- Born: Jorge Nisco 6 March 1956 (age 70) Bernal, Buenos Aires
- Occupations: Director and Assistant director
- Years active: 1997-Present

= Jorge Nisco =

Jorge Nisco (born March 6, 1956, in Bernal, Buenos Aires) is an Argentine director and assistant director best known for Killer Women (2005), Epitafios (2004), and Malparida (2010).

== Career ==
Jorge Nisco started his career in 1997, when he met actor Adrián Suar, who pitched him an idea for a TV show called "R.R.D.T.". The show starred name actors Carlos Calvo, China Zorrilla, José "Pepe" Soriano, Nancy Dupláa, and Diego Peretti, and brought Nisco to prominence in the Argentine film industry. That very same year, he directed his first and so far only film, Comodines, based on another of Suar's "ideas," as he is thus credited. The movie reunited most of the cast of "R.R.D.T.", with Suar and Calvo in the leads, as well as veteran character actor Alejandro Awada.

In 1999, Nisco directed his first mini-series, El Hombre, which also spun of an original idea by Suar.

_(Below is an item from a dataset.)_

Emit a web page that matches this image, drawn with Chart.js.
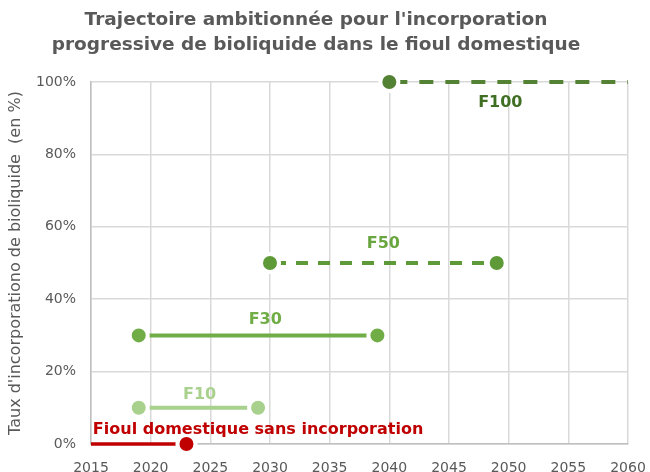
<!DOCTYPE html>
<html>
<head>
<meta charset="utf-8">
<script src="https://cdn.jsdelivr.net/npm/chart.js@4.4.0/dist/chart.umd.min.js"></script>
<style>
  html, body { margin: 0; padding: 0; background: #fff; overflow: hidden; }
  #wrap { width: 650px; height: 472px; position: relative; }
</style>
</head>
<body>
<div id="wrap"><canvas id="chart"></canvas></div>
<script>
// -- Data --
const xTicks = [2015, 2020, 2025, 2030, 2035, 2040, 2045, 2050, 2055, 2060];
const yTicks = [0, 20, 40, 60, 80, 100];

const fioulYears = [2015, 2023];
const fioulValues = [0, 0];

const f10Years = [2019, 2029];
const f10Values = [10, 10];

const f30Years = [2019, 2039];
const f30Values = [30, 30];

const f50Years = [2030, 2049];
const f50Values = [50, 50];

const f100Years = [2040, 2060];
const f100Values = [100, 100];

const seriesNames = ['Fioul domestique sans incorporation', 'F10', 'F30', 'F50', 'F100'];

const GRAY = '#595959';
const FONT = "'DejaVu Sans', sans-serif";

function pts(xs, ys) {
    return xs.map((x, i) => ({ x: x, y: ys[i] }));
}

// label anchors, in data units
const labelSpots = [
    { text: seriesNames[0], x: 2029.0, y: 3.9, color: '#C00000', size: 16 },
    { text: seriesNames[1], x: 2024.1, y: 13.5, color: '#A9D18E', size: 16 },
    { text: seriesNames[2], x: 2029.6, y: 34.2, color: '#70AD47', size: 16 },
    { text: seriesNames[3], x: 2039.5, y: 55.2, color: '#6AA640', size: 16 },
    { text: seriesNames[4], x: 2049.3, y: 94.2, color: '#3F6F22', size: 16 }
];

const seriesLabels = {
    id: 'seriesLabels',
    afterDatasetsDraw(chart) {
        const { ctx, scales } = chart;
        ctx.save();
        ctx.textAlign = 'center';
        ctx.textBaseline = 'middle';
        labelSpots.forEach(l => {
            ctx.font = `bold ${l.size}px ${FONT}`;
            ctx.fillStyle = l.color;
            ctx.fillText(l.text, scales.x.getPixelForValue(l.x), scales.y.getPixelForValue(l.y));
        });
        ctx.restore();
    }
};

function lineSet(name, xs, ys, color, opts) {
    return Object.assign({
        label: name,
        data: pts(xs, ys),
        showLine: true,
        borderColor: color,
        backgroundColor: color,
        borderWidth: 4,
        pointRadius: 9,
        pointBorderWidth: 4,
        pointBorderColor: '#ffffff',
        pointBackgroundColor: color,
        clip: false
    }, opts || {});
}

new Chart(document.getElementById('chart'), {
    type: 'scatter',
    data: {
        datasets: [
            lineSet(seriesNames[0], fioulYears, fioulValues, '#C00000', { pointRadius: [0, 9], borderWidth: 3.5 }),
            lineSet(seriesNames[1], f10Years, f10Values, '#A9D18E'),
            lineSet(seriesNames[2], f30Years, f30Values, '#70AD47'),
            lineSet(seriesNames[3], f50Years, f50Values, '#5E9A38', { borderDash: [12, 10], borderDashOffset: -4 }),
            lineSet(seriesNames[4], f100Years, f100Values, '#548235', { borderDash: [14, 12], borderDashOffset: -4, pointRadius: [9, 0] })
        ]
    },
    options: {
        responsive: true,
        maintainAspectRatio: false,
        animation: false,
        layout: { padding: { left: 4, right: 22, top: 0, bottom: 0 } },
        plugins: {
            legend: { display: false },
            tooltip: { enabled: false },
            title: {
                display: true,
                text: ["Trajectoire ambitionnée pour l'incorporation", 'progressive de bioliquide dans le fioul domestique'],
                color: GRAY,
                font: { family: FONT, size: 18.5, weight: 'bold', lineHeight: 1.38 },
                padding: { top: 7, bottom: 24 }
            }
        },
        scales: {
            x: {
                type: 'linear',
                min: xTicks[0],
                max: xTicks[xTicks.length - 1],
                afterBuildTicks: (s) => { s.ticks = xTicks.map(v => ({ value: v })); },
                afterFit: (s) => { s.height = 28; },
                ticks: { color: GRAY, font: { family: FONT, size: 14, lineHeight: 2.9 }, padding: 4, callback: v => String(v) },
                grid: { color: '#D9D9D9', lineWidth: 1.5, drawTicks: false },
                border: { color: '#BFBFBF', width: 1.5 }
            },
            y: {
                min: 0,
                max: 100,
                afterBuildTicks: (s) => { s.ticks = yTicks.map(v => ({ value: v })); },
                afterFit: (s) => { s.width = 87; },
                ticks: { color: GRAY, font: { family: FONT, size: 14 }, padding: 15, callback: v => v + '%' },
                grid: { color: '#D9D9D9', lineWidth: 1.5, drawTicks: false },
                border: { color: '#BFBFBF', width: 1.5 },
                title: {
                    display: true,
                    text: "Taux d'incorporationo de bioliquide  (en %)",
                    color: GRAY,
                    font: { family: FONT, size: 16 },
                    padding: { top: 2, bottom: 0 }
                }
            }
        }
    },
    plugins: [seriesLabels]
});
</script>
</body>
</html>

Adrián Suar would go on to collaborate with his "original ideas" in 10 of the 13 TV series and mini-series Nisco directed from 1999 to 2007, occasionally acting in them as well.

In 2002, Nisco was credited as "second unit director" in the series "Son Amores", which starred Adrián Suar. In 2004, Nisco co-directed, along with Alberto Lecchi, Epitafios, a 13-episode mini-series starring Julio Chávez, Paola Krum, and Cecilia Roth. It was the first original series produced by HBO and HBO Latin America.

In 2005, Jorge Nisco created his own production of content and formats of fiction, "Quark content", with his partner, the script editor and writer Ramiro San Honorio.] Nisco started working in 2007 for several local chains, including Film and Television, Televisa, and Fox Television Studios to develop formats and scripts. In 2008, he filmed his second film version of Disney's success in Argentina, "High School Musical: The Challenge," making it another great box office success of his first film.

Nisco's comedy film Checkmate premiered in 2024.